The Tiki-Time Scoop:
This is the only James Bond film to offer multiple Bonds…David Niven stars as the retired James Bond, a somewhat stodgy fellow who is rather annoyed by the sexual antics of the new 007s. Peter Sellers stars as Evelyn Tremble, who becomes James Bond. Woody Allen plays Jimmy Bond. The list goes on…
This spoof takes elements of the original story and twists them into an LSD-induced string of craziness that is fun to watch. The fact that Ursela Andress, Jaqueline Bisset and Deborah Kerr are in it don’t hurt.
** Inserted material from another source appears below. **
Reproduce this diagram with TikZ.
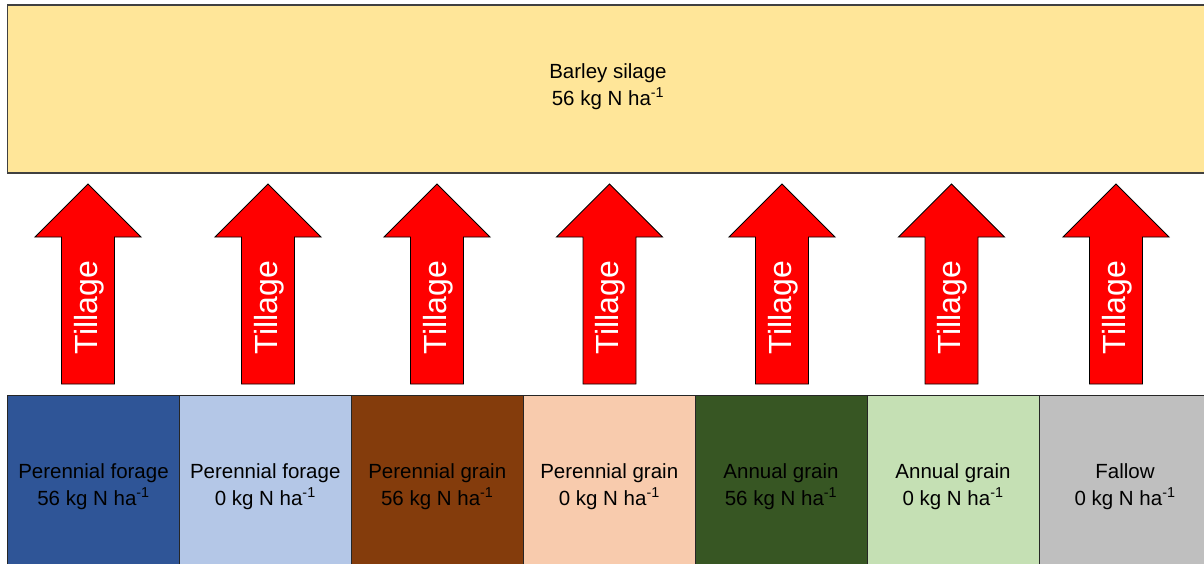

Throw in kats like William Holden, Orson Welles and George Raft, and you can’t miss.
This truly “Mod” movie even includes original music by Burt Bacharach, much of it performed by Herb Alpert and the Tijuana Brass. “The Look of Love” is performed by Dusty Springfield behind one of my favorite 60’s Movie Scenes of all time, which includes glowing goldfish and a sunken living room.
I won’t try to give you a synopsis of the story…that would just make things more complicated. Just watch the silly film. It may be a little hard to take if you’re not into the scene. It’s strange, it’s odd, it’s a product of the times. It had six-plus separate directors. Sellers and Welles couldn’t stand each other and the scenes they were in together were shot separately using stand-ins.
Sellers was so much trouble on the set he was fired before filming was over, and they re-arranged the ending of the movie around scenes he never shot. (There’s a lot of great trivia on the movie at IMDB, click here). It ran over budget and was one of the most expensive films produced up until that time. All in all, it managed to make it to the number 3 spot for 1967.
I don’t dig drugs, but if I did, I’d want to be high on acid to watch this. Since that ain’t gonna happen, I’d suggest something a little far out there…for snacks, stuffed mushroom caps, escargot, assorted cheeses with pimentos and olives, you know, goofy 60’s stuff. For the booze, I think Martinis would be ok, but expand your mind for this groovy movie, try a Gin or Vodka Collins, a Harvey Wallbanger or maybe a nice Golden Cadillac.